I enjoyed this, so thanks!
This is a Spanish Grand Guignol game.
It looks really neat, with a Vorple interpreter that adds a smoky background, and it has a unique mechanic: it's a parser game, in Inform, but if you hold down shift, it highlights keywords, some in white and some in red.
The imagery was vivid: bronze doors framing the hall to a dragon, engravings speaking to you.
Then I passed to a new scene, and it seemed deeply familiar...that's when I realized that this was a translation of @VictorGijsbers De Baron!
I loaded up the beginning of that game to check. Some parts are distinctly different (like the ending of the first scene) but it's definitely the same game.
Afterwards I read the notes (this is just a preview so only has a scene or two), and it does say it is a re-writing of De Baron with different words. The 'author's note' is just Victor's ABOUT message translated, while the other note goes into the details mentioned above.
I definitely like the parser-hybrid system, especially since I can still type. The story of De Baron is one that I find uncomfortable (intentionally so!) so I'm not really looking forward to this being finished but I do like this system and think it'd see good use in many games (kind of reminiscent of Texture mixed with Inform).

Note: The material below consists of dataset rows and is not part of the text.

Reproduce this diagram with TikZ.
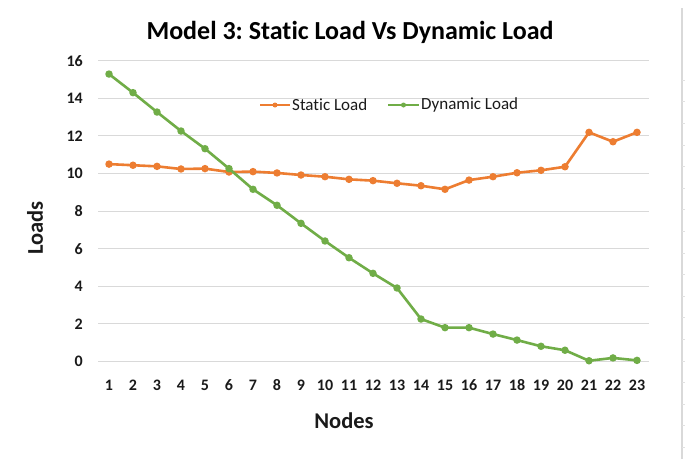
\documentclass[tikz,border=0pt]{standalone}
\usepackage{fontspec}
\setmainfont{Carlito}[Ligatures={NoCommon,NoRare,NoContextual}]
\frenchspacing
\definecolor{sorange}{HTML}{ED7D31}
\definecolor{dgreen}{HTML}{70AD47}
\definecolor{gridc}{HTML}{D9D9D9}
\definecolor{txt}{HTML}{1A1A1A}
\begin{document}
\begin{tikzpicture}[x=1pt,y=-1pt,
  gridline/.style={draw=gridc, line width=0.9pt},
  ticklabel/.style={font=\fontsize{16}{18}\selectfont\bfseries, inner sep=0pt, text=txt},
  axlabel/.style={font=\fontsize{22.5}{26}\selectfont\bfseries, inner sep=0pt, text=txt},
  legtext/.style={font=\fontsize{17}{20}\selectfont, inner sep=0pt, text=txt, anchor=west},
  series/.style={line width=2.6pt, line join=round, line cap=round},
  dot/.style={circle, inner sep=0pt, minimum size=7.5pt},
  legdot/.style={circle, inner sep=0pt, minimum size=5pt},
  legline/.style={line width=2.8pt}
]
\useasboundingbox (0,0) rectangle (686,459);
\fill[white] (0,0) rectangle (686,459);
% right border line with faint ticks
\draw[draw=gridc, line width=1.2pt] (682,8) coordinate (rb1) -- (682,459) coordinate (rb2);
\foreach \k in {0,...,17} {
  \draw[draw=gridc!80, line width=0.6pt] (682,{80+21.6*\k}) -- (685,{80+21.6*\k});
}
% title
\node[font=\fontsize{26}{30}\selectfont\bfseries, text=black, inner sep=0pt] (title) at (350,32) {Model 3: Static Load Vs Dynamic Load};
% gridlines and y labels
\foreach \v in {0,2,...,16} {
  \draw[gridline] (98,{361.5-18.8*\v}) coordinate (gla\v) -- (649,{361.5-18.8*\v}) coordinate (glb\v);
  \node[ticklabel, anchor=east] (yl\v) at (83,{361.5-18.8*\v}) {\v};
}
% x labels
\foreach \i in {1,...,23} {
  \node[ticklabel] (xl\i) at ({109+24*(\i-1)},385) {\i};
}
% axis titles
\node[axlabel, rotate=90] (ylab) at (35,228) {Loads};
\node[axlabel] (xlab) at (344,421) {Nodes};
% data
\foreach \v [count=\i] in {10.5,10.44,10.38,10.24,10.26,10.08,10.1,10.03,9.92,9.83,9.69,9.62,9.48,9.35,9.16,9.65,9.83,10.04,10.17,10.36,12.19,11.69,12.19} {
  \coordinate (s\i) at ({109+24*(\i-1)},{361.5-18.8*\v});
}
\foreach \v [count=\i] in {15.29,14.3,13.27,12.26,11.32,10.26,9.16,8.31,7.35,6.41,5.52,4.69,3.91,2.26,1.8,1.8,1.46,1.14,0.81,0.6,0.04,0.19,0.06} {
  \coordinate (d\i) at ({109+24*(\i-1)},{361.5-18.8*\v});
}
\draw[series, sorange] (s1) \foreach \i in {2,...,23} { -- (s\i) };
\foreach \i in {1,...,23} { \node[dot, fill=sorange] (sm\i) at (s\i) {}; }
\draw[series, dgreen] (d1) \foreach \i in {2,...,23} { -- (d\i) };
\foreach \i in {1,...,23} { \node[dot, fill=dgreen] (dm\i) at (d\i) {}; }
% legend
\coordinate (lsa) at (260,105); \coordinate (lsb) at (290,105);
\draw[legline, sorange] (lsa) -- (lsb);
\node[legdot, fill=sorange] (lsm) at (275,105) {};
\node[legtext] (lst) at (292,105) {Static Load};
\coordinate (lda) at (388,105); \coordinate (ldb) at (419,105);
\draw[legline, dgreen] (lda) -- (ldb);
\node[legdot, fill=dgreen] (ldm) at (403.5,105) {};
\node[legtext] (ldt) at (421,105) {Dynamic Load};
\end{tikzpicture}
\end{document}
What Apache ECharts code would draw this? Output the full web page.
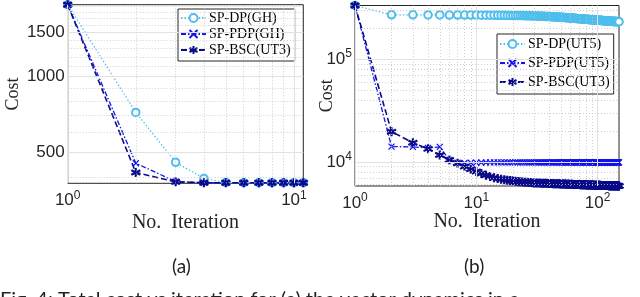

This brief work was entered in the 2024 Neo-Twiny Jam.
It's a well-written and polished game about a spacecraft where survival is no longer really an option.
I found the writing dark and atmospheric, and the three possible endings all presented a real difference due to our agency.
However, I didn't feel like I had enough time for the impact of the weight of the story to take full effect in the brief time I encountered it.